- WHAT TO WORK ON -
Write out again, word for word, the lines below from the line that holds "Convert this chart to matplotlib code." through the line that holds "from matplotlib.colors import", omitting pictures.

- LISTED ENTRIES -
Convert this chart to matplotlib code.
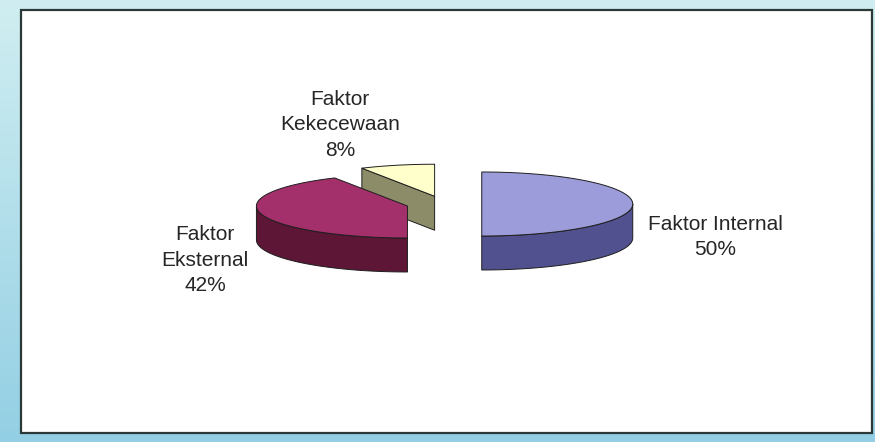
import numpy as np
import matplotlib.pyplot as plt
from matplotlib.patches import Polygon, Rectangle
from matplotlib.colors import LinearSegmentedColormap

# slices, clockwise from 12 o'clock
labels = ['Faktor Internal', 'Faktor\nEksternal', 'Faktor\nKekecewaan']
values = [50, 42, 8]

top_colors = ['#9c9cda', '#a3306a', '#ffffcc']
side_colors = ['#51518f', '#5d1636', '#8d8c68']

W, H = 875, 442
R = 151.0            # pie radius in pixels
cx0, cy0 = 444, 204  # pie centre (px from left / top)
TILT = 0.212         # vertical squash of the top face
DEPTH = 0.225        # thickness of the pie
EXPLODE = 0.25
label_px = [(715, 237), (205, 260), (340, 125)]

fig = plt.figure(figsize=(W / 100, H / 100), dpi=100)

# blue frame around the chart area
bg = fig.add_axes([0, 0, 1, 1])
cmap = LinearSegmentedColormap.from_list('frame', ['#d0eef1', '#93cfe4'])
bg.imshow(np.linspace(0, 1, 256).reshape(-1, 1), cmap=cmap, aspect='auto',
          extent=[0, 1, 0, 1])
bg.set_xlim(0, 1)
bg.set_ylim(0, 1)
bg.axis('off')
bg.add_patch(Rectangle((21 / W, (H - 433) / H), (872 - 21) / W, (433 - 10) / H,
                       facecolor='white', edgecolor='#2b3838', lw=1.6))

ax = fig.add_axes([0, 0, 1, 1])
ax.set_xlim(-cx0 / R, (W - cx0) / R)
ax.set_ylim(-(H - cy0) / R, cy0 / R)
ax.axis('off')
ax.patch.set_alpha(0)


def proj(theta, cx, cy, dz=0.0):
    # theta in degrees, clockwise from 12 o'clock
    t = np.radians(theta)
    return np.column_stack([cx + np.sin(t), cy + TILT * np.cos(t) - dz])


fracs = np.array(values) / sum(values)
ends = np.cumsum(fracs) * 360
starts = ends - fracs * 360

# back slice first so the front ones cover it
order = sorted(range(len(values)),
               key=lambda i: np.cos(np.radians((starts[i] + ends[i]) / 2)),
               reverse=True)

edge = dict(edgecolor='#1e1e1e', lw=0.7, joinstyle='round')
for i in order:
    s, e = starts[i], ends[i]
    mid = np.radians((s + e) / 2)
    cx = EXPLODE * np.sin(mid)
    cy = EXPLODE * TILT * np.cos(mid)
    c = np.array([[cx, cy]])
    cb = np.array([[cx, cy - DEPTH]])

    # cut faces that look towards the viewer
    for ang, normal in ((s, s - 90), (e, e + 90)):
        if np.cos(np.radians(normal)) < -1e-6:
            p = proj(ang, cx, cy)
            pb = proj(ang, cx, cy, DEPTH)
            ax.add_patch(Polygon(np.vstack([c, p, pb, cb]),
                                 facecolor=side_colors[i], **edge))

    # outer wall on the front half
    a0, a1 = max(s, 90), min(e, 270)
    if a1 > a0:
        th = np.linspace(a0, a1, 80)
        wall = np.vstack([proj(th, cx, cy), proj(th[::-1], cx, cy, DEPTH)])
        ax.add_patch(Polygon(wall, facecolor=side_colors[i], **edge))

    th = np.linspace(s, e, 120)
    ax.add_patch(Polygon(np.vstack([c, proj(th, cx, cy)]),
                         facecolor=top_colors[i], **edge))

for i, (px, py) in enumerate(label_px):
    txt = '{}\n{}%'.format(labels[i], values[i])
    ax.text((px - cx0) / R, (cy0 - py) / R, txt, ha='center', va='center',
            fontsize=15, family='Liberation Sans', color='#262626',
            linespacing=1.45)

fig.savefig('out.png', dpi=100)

---

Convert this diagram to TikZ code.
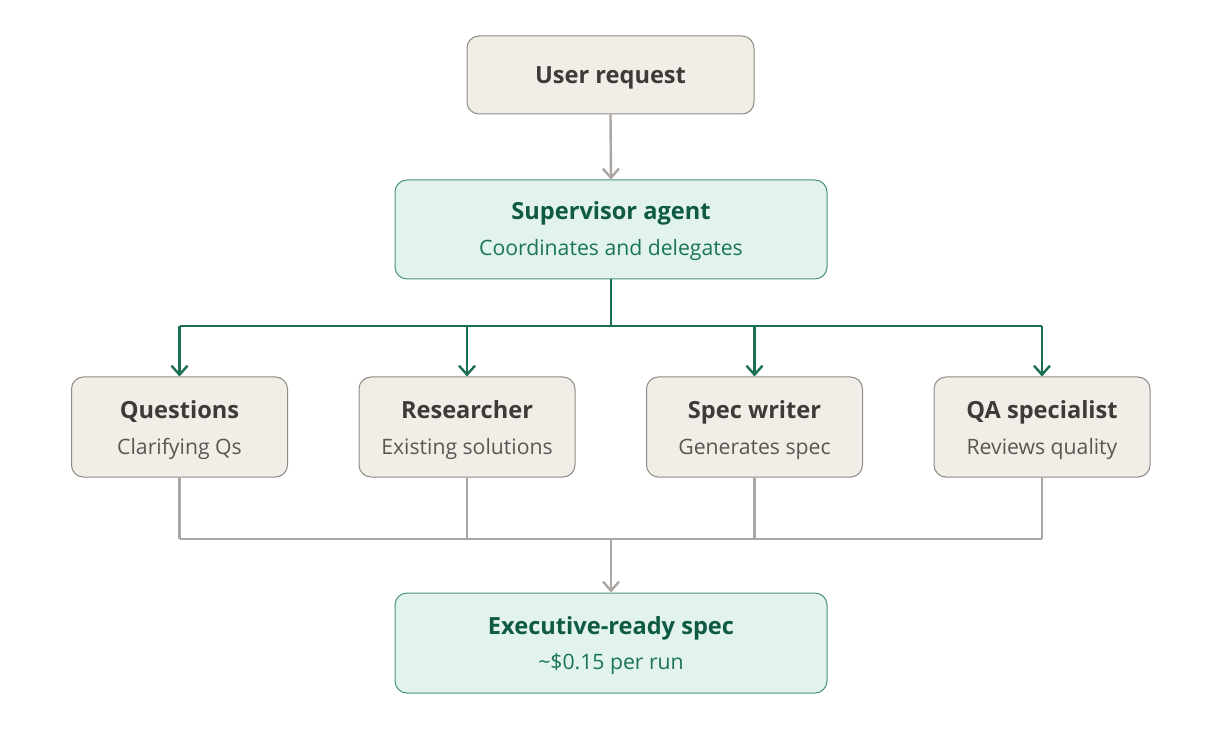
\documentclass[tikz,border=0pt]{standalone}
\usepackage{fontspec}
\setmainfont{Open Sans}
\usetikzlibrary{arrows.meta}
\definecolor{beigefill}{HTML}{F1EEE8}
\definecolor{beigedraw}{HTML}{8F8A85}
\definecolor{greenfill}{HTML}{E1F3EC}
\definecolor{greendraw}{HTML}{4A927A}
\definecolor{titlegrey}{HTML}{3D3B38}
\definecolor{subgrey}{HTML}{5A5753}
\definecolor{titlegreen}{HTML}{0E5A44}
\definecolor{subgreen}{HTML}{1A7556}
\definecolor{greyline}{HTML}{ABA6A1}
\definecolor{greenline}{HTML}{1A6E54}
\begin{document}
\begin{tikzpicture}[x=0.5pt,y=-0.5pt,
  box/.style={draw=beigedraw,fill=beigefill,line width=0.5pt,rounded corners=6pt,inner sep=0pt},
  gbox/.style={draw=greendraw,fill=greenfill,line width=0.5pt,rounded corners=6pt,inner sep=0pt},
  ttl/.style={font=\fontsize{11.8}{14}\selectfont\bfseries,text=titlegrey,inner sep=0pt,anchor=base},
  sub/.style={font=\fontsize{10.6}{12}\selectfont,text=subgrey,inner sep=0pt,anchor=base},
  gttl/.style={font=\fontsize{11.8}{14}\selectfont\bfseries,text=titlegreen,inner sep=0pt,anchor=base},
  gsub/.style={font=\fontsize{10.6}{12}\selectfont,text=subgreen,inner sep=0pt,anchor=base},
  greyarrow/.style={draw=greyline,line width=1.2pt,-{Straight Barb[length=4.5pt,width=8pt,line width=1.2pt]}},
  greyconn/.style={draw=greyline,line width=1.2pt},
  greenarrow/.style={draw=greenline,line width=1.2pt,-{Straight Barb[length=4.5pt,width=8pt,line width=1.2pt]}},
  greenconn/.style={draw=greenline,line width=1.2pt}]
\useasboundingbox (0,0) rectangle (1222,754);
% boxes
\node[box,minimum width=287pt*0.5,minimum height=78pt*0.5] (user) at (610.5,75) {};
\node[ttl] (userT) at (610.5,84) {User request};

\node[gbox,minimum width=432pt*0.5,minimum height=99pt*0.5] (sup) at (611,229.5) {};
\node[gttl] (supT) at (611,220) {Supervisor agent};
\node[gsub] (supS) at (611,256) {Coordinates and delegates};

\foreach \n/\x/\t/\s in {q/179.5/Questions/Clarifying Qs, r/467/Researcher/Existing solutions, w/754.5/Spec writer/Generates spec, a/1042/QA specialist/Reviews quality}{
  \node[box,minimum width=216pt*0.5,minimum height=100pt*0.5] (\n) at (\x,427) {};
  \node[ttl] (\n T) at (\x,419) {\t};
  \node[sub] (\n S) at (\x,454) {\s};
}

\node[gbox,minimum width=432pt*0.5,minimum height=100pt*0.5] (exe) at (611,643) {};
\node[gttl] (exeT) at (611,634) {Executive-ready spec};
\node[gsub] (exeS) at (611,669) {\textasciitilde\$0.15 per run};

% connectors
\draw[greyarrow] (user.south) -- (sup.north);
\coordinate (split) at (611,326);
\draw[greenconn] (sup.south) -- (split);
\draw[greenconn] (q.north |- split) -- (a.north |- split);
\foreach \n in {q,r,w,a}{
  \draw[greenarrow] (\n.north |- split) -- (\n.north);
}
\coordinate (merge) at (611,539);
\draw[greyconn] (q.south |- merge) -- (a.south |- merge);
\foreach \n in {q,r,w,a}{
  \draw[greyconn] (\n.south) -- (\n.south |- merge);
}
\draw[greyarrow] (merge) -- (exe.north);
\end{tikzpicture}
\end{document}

==

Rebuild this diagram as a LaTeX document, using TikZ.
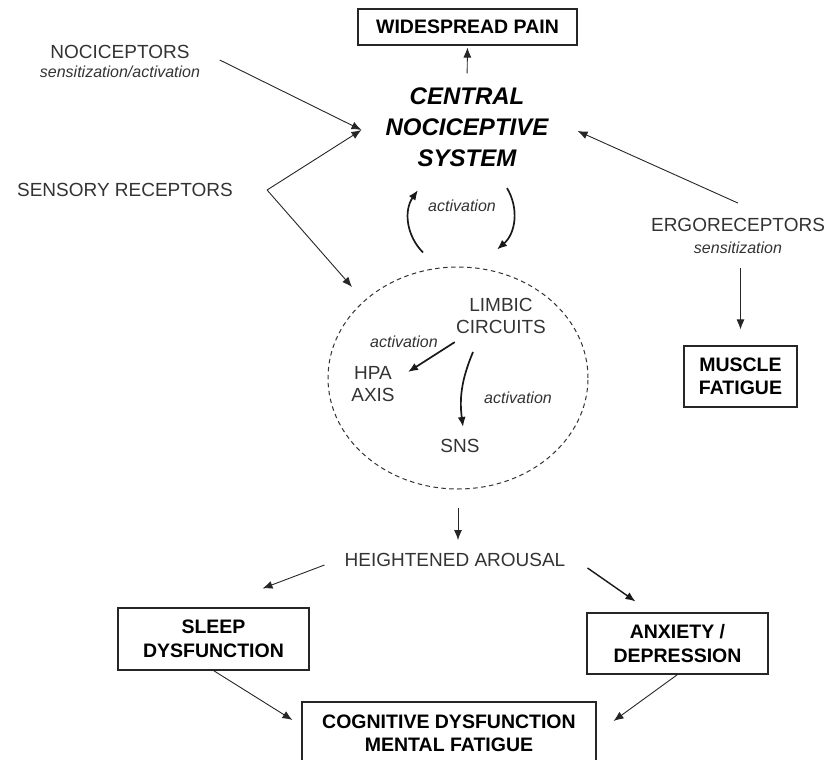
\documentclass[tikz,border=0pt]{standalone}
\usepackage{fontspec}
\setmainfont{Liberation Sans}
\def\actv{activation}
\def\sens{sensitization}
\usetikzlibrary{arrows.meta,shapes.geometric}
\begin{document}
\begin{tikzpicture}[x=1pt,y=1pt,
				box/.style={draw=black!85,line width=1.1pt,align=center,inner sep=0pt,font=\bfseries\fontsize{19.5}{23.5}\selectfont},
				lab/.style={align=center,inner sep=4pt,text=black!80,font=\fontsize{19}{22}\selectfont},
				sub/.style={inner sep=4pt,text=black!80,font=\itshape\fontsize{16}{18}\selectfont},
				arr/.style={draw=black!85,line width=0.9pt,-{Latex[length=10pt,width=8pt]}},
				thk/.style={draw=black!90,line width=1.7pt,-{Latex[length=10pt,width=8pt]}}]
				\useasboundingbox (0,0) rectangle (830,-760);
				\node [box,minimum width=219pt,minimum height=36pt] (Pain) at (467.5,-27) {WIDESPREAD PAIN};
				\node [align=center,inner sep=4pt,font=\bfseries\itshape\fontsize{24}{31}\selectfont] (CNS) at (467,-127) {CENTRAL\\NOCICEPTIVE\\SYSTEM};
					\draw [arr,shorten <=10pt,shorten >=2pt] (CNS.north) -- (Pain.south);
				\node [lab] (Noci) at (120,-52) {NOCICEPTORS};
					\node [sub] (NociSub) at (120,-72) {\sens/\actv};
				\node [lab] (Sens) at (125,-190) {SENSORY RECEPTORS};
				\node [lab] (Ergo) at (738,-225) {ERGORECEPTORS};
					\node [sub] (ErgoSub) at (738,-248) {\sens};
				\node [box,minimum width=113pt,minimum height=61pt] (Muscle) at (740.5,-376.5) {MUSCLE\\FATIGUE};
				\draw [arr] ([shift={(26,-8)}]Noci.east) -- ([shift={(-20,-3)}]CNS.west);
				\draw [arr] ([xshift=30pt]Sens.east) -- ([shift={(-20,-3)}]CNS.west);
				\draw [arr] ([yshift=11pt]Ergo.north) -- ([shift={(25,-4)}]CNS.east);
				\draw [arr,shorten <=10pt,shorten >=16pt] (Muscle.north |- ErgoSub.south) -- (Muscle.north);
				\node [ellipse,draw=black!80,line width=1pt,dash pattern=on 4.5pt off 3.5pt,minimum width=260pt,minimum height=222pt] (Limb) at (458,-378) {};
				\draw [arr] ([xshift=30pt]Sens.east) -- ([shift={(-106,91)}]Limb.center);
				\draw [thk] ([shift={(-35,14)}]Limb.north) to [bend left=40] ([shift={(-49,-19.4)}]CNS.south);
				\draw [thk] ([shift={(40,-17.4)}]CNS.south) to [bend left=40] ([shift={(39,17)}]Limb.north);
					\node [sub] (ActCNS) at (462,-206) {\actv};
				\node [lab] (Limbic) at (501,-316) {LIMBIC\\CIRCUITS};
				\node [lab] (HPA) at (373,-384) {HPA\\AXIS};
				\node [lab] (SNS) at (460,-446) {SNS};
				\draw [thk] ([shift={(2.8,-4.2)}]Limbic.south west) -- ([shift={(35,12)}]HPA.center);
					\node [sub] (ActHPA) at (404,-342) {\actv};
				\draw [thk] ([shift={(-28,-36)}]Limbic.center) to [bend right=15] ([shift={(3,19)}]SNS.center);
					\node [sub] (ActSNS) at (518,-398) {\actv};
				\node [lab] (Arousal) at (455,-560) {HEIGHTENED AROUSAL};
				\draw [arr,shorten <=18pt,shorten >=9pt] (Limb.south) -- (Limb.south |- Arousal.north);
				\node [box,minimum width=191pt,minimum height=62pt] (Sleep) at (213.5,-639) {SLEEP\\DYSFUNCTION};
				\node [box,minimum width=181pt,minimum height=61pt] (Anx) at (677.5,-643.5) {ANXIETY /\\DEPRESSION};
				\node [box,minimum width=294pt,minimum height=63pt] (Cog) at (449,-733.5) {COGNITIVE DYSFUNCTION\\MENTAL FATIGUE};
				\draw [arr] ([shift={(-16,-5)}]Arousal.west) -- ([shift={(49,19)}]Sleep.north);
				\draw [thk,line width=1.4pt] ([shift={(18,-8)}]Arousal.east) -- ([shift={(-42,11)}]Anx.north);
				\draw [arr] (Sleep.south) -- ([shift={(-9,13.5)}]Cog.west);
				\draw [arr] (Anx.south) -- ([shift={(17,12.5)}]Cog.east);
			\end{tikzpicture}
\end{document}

- SOLUTION TO THIS PROBLEM -
Convert this chart to matplotlib code.
import numpy as np
import matplotlib.pyplot as plt
from matplotlib.patches import Polygon, Rectangle
from matplotlib.colors import LinearSegmentedColormap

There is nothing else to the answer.